- [Exercise instructions]
Each entry below is to be given again word for word, with no pictures.
[BEGIN Supplied information]
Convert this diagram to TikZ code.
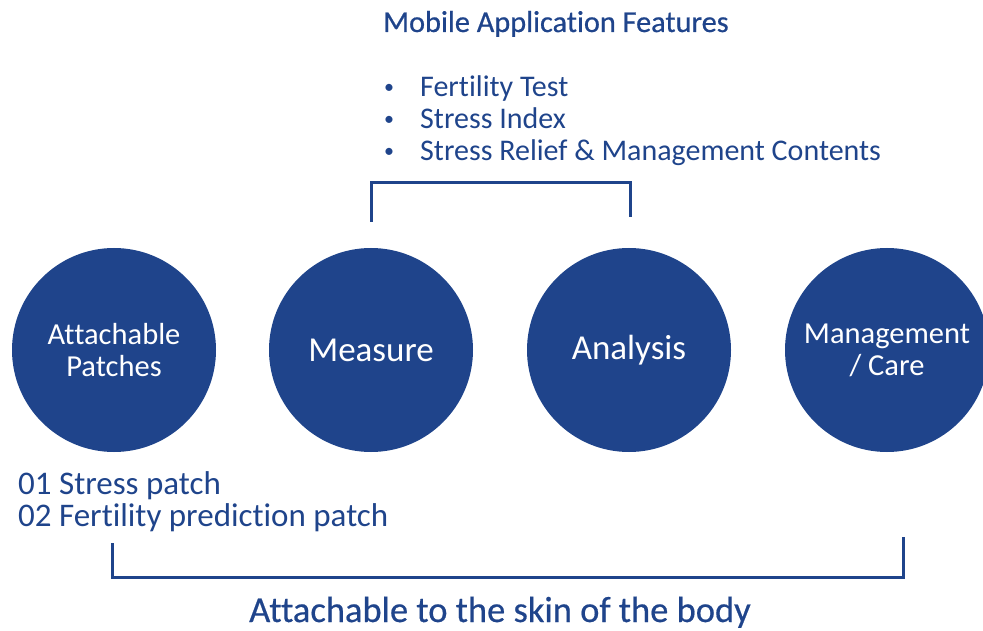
\documentclass[tikz,border=0pt]{standalone}
\usepackage{fontspec}
\setmainfont{Carlito}[Ligatures=NoCommon]
\newfontfamily\medfont{Carlito}[Ligatures=NoCommon,FakeBold=0.6]
\newfontfamily\semifont{Carlito}[Ligatures=NoCommon,FakeBold=0.5]
\definecolor{navy}{RGB}{31,68,139}
\tikzset{
  disc/.style={circle, fill=navy, draw=none, minimum size=204pt, inner sep=0pt, text=white, align=center},
  bigtxt/.style={font=\fontsize{35}{37}\selectfont},
  twotxt/.style={font=\fontsize{30.5}{32}\selectfont},
  lbl/.style={text=navy, inner sep=0pt, anchor=base west},
  bul/.style={text=navy, inner sep=0pt, anchor=base west, font=\fontsize{20}{22}\selectfont},
  brk/.style={draw=navy, line width=3pt}
}
\begin{document}
\begin{tikzpicture}[x=1pt,y=-1pt]
\useasboundingbox (0,0) rectangle (983,631);
\clip (0,0) rectangle (983,631);
% circles
\node[disc, twotxt] (patch) at (114,350) {Attachable\\Patches};
\node[disc, bigtxt] (measure) at (371,350) {Measure};
\node[disc, bigtxt] (analysis) at (629,350) {Analysis};
\node[disc, twotxt] (care) at (887,350) {Management\\/ Care};
% top text
\node[lbl, font=\medfont\fontsize{30.3}{32}\selectfont] (title) at (383,32) {Mobile Application Features};
\node[bul] (b1) at (384,94) {•};
\node[lbl, font=\fontsize{30}{32}\selectfont] (t1) at (420,97) {Fertility Test};
\node[bul] (b2) at (384,126) {•};
\node[lbl, font=\fontsize{30}{32}\selectfont] (t2) at (420,129) {Stress Index};
\node[bul] (b3) at (384,158) {•};
\node[lbl, font=\fontsize{30}{32}\selectfont] (t3) at (420,161) {Stress Relief \& Management Contents};
% top bracket
\coordinate (tl) at (371,222);
\coordinate (tr) at (630,217);
\coordinate (ttop) at (630,183);
\draw[brk] (tl) |- (ttop) -- (tr);
% patch list
\node[lbl, font=\fontsize{33}{34}\selectfont] (p1) at (18,494) {01 Stress patch};
\node[lbl, font=\fontsize{33}{34}\selectfont] (p2) at (18,526) {02 Fertility prediction patch};
% bottom bracket
\coordinate (bl) at (112,543);
\coordinate (br) at (903,537);
\coordinate (bbot) at (903,577);
\draw[brk] (bl) |- (bbot) -- (br);
\node[text=navy, inner sep=0pt, anchor=base, font=\semifont\fontsize{36.5}{38}\selectfont] (skin) at (500,622) {Attachable to the skin of the body};
\end{tikzpicture}
\end{document}
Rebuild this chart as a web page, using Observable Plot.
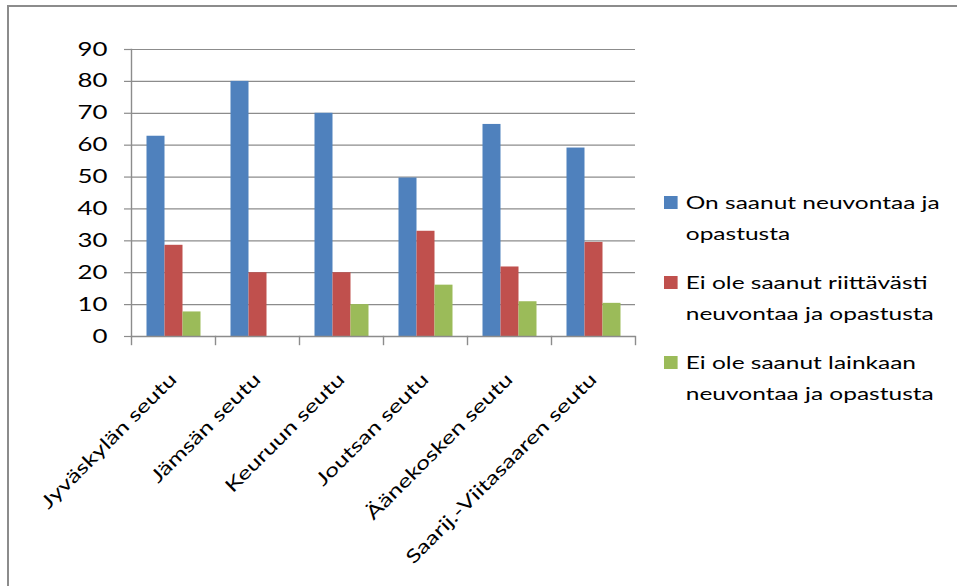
[END Supplied information]
- [Output below]
Convert this diagram to TikZ code.
\documentclass[tikz,border=0pt]{standalone}
\usepackage{fontspec}
\setmainfont{Carlito}[Ligatures=NoCommon]
\newfontfamily\medfont{Carlito}[Ligatures=NoCommon,FakeBold=0.6]
\newfontfamily\semifont{Carlito}[Ligatures=NoCommon,FakeBold=0.5]
\definecolor{navy}{RGB}{31,68,139}
\tikzset{
  disc/.style={circle, fill=navy, draw=none, minimum size=204pt, inner sep=0pt, text=white, align=center},
  bigtxt/.style={font=\fontsize{35}{37}\selectfont},
  twotxt/.style={font=\fontsize{30.5}{32}\selectfont},
  lbl/.style={text=navy, inner sep=0pt, anchor=base west},
  bul/.style={text=navy, inner sep=0pt, anchor=base west, font=\fontsize{20}{22}\selectfont},
  brk/.style={draw=navy, line width=3pt}
}
\begin{document}
\begin{tikzpicture}[x=1pt,y=-1pt]
\useasboundingbox (0,0) rectangle (983,631);
\clip (0,0) rectangle (983,631);
% circles
\node[disc, twotxt] (patch) at (114,350) {Attachable\\Patches};
\node[disc, bigtxt] (measure) at (371,350) {Measure};
\node[disc, bigtxt] (analysis) at (629,350) {Analysis};
\node[disc, twotxt] (care) at (887,350) {Management\\/ Care};
% top text
\node[lbl, font=\medfont\fontsize{30.3}{32}\selectfont] (title) at (383,32) {Mobile Application Features};
\node[bul] (b1) at (384,94) {•};
\node[lbl, font=\fontsize{30}{32}\selectfont] (t1) at (420,97) {Fertility Test};
\node[bul] (b2) at (384,126) {•};
\node[lbl, font=\fontsize{30}{32}\selectfont] (t2) at (420,129) {Stress Index};
\node[bul] (b3) at (384,158) {•};
\node[lbl, font=\fontsize{30}{32}\selectfont] (t3) at (420,161) {Stress Relief \& Management Contents};
% top bracket
\coordinate (tl) at (371,222);
\coordinate (tr) at (630,217);
\coordinate (ttop) at (630,183);
\draw[brk] (tl) |- (ttop) -- (tr);
% patch list
\node[lbl, font=\fontsize{33}{34}\selectfont] (p1) at (18,494) {01 Stress patch};
\node[lbl, font=\fontsize{33}{34}\selectfont] (p2) at (18,526) {02 Fertility prediction patch};
% bottom bracket
\coordinate (bl) at (112,543);
\coordinate (br) at (903,537);
\coordinate (bbot) at (903,577);
\draw[brk] (bl) |- (bbot) -- (br);
\node[text=navy, inner sep=0pt, anchor=base, font=\semifont\fontsize{36.5}{38}\selectfont] (skin) at (500,622) {Attachable to the skin of the body};
\end{tikzpicture}
\end{document}
Rebuild this chart as a web page, using Observable Plot.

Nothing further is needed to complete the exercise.